Bu pazarlıkta Trabzon il yönetiminin nasıl bir suçu olabilir?

***

CHP’nin Trabzon yönetimini sorgulayanlar; oluşan tabloya karşı getirdikleri yorumlarla artık alışılagelmiş bir hatanın mimarları olmuşlardır.

Mesele suçlu arama meselesi değildir.

Bu tabloda konuşulması gereken bir şey varsa o da tablonun gelecekte ne şekilde Trabzon’un lehine çevrileceğidir.

***

Gelelim adayların belirlenmesine. İYİ Parti, Büyükşehir için Atakan Aksoy’u ittifak kararından önce açıkladığından CHP yönetiminin bu isim üzerinde hamle şansı zaten kalmamıştı.

Ortahisar için ise birçok isim gündeme geldi en makulü olarak da Salih Akyüz seçildi, ismi açıklandığında da parti tabanı geniş destek verdi. Şimdi ise sandık açıldı, kızılca kıyamet kopuyor.

***

CHP Trabzon’da neden başarısız oldu diye tabi ki tartışılabilir, tartışılmalıdır da.

Fakat bu tartışma yapılacaksa sadece il başkanı üzerinden değil bütün teşkilat üzerinden yapılmalıdır.

***

Mesela, Genel Başkan Kemal Kılıçdaroğlu birçok ilde ortak mitinge katılırken neden Trabzon’da böyle bir girişimde bulunmadı diye irdelenebilir?

Mesela, Volkan Canalioğlu neden Trabzon’da değil de İstanbul’da seçim çalışması gerçekleştirdi diye sorulabilir.

Mesela, Haluk Pekşen neden sadece iki-üç gün kadar sokaklarda göründü, daha fazla ter dökmedi konusu masaya yatırılabilir.

Mesela, CHP’li eski vekil, eski belediye başkanı, eksi belediye meclis üyesi ve parti yöneticilerinin neden ittifak adaylarını sahada bir başlarına bıraktığının cevabı aranabilir.

***

Ancak, fatura sadece il yönetimine ve il başkanına kesilemez.
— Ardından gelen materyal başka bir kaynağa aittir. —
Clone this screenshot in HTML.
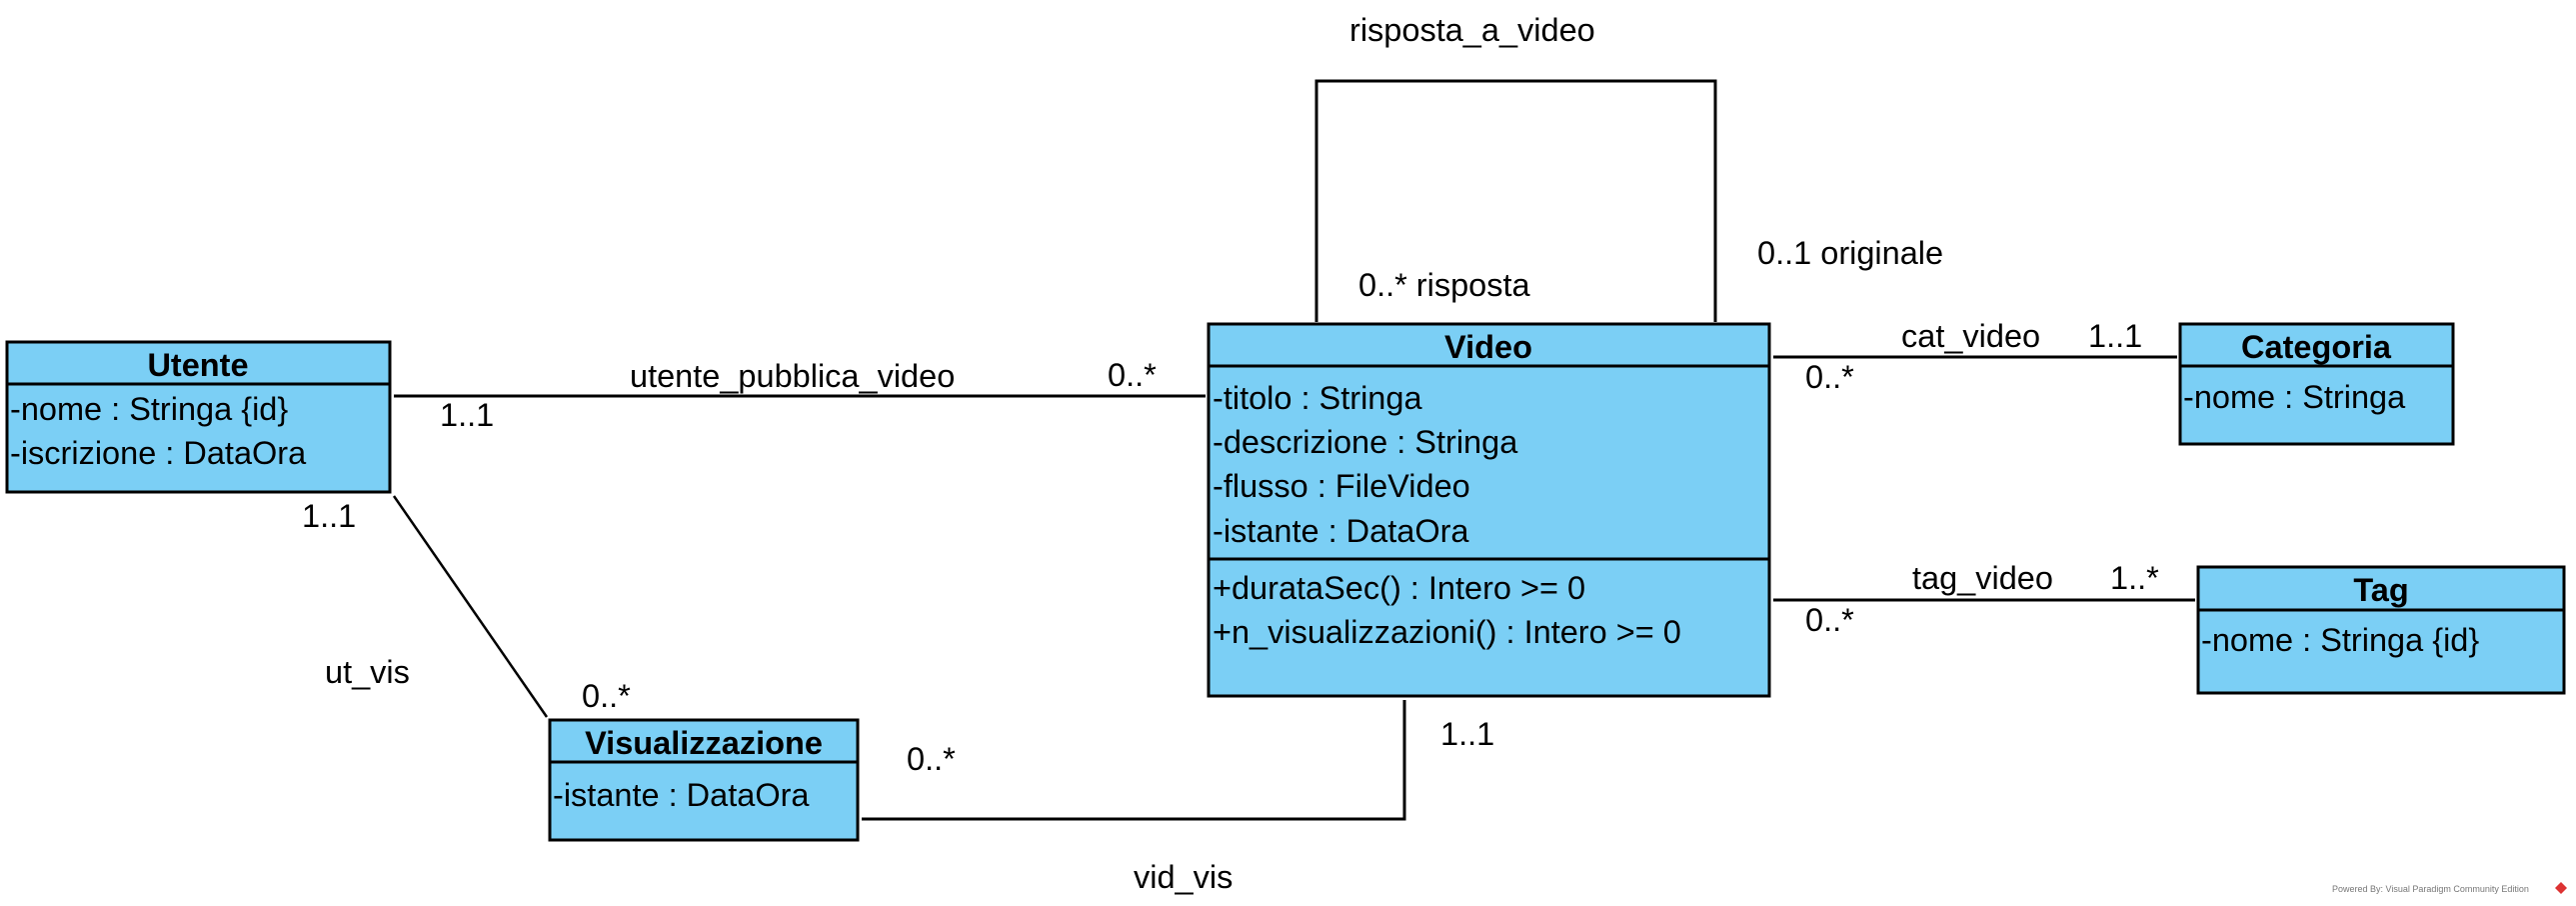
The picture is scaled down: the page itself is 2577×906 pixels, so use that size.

Hele hele de seçim sürecinde ameliyat masasından kalkıp sahada ittifak propagandalarına katılan bir il başkanına hiç kesilemez.

***

31 Mart öncesi ortada gözükmeyen, aynı zamanda parti başarısız olsun da kılıçları çekelim diye bekleyen sözde muhaliflere bilmem anlatabildim mi?